Researchers led by Professor Shengzhong (Frank) Liu and Dr. Dong Yang from Dalian Institute of Chemical Physics, Chinese Academy of Sciences, achieved a uniform layer-by-layer vacuum deposition by alternating lead chloride and CH3NH3I precursor layers. The method allowed the authors to relax the stringent deposition control and monitoring measures, and realized excellent uniformity in film morphology, smoothness, and surface coverage. They recorded a solar cell efficiency of 16.03%, the highest efficiency reported at the time of its publication in peer-reviewed journals, Journal of Materials Chemistry A and Advanced Materials. It is worthwhile to point out that the group has increased the efficiency to as high as 18.34%, remaining their lead in this category.
The authors prepared samples of lead chloride film with different thickness. This was in a bid to investigate the thickness effect of lead chloride layer. They then ensured sufficient amount of CH3NH3I and removed the excess amount through post-annealing.
They achieved uniform and full coverage perovskite film when the lead chloride film thickness was smaller than 100nm. When it was more than 100nm, voids appeared in the films because of unreacted lead chloride, and the density and size of the voids increased with the lead chloride film thickness. Therefore, they take turns to deposite 100 nm of lead chloride and then suitable thickness of CH3NH3I precursor layers to obtain high quality perovskite films. This proposed method offered very high solar cell efficiency with suppressed performance variation. The power conversion efficiency of these devices implementing the present development reached approximately 16.03%, and the power conversion efficiency of the large active area device reaches 13.87%.

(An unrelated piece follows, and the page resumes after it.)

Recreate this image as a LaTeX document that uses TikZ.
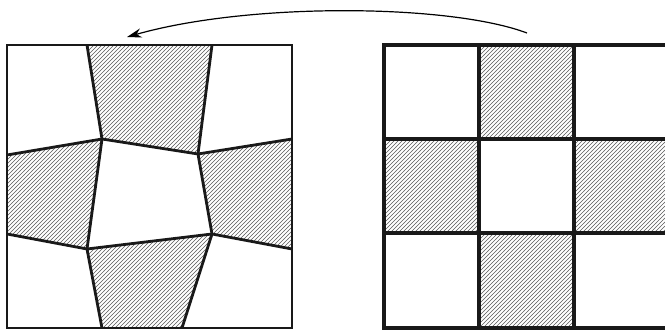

The method proposed in this study comes with a number of advantages. First, it relaxes the complicated operations concerning deposition rates control and monitoring. It provides high quality perovskite films with smaller roughness, uniform morphology, full surface coverage, and crystalline phases of higher purity. The controlled deposition environment makes possible the manufacture of dense and pure perovskite films, which results in efficient moisture protection yielding excellent device stability.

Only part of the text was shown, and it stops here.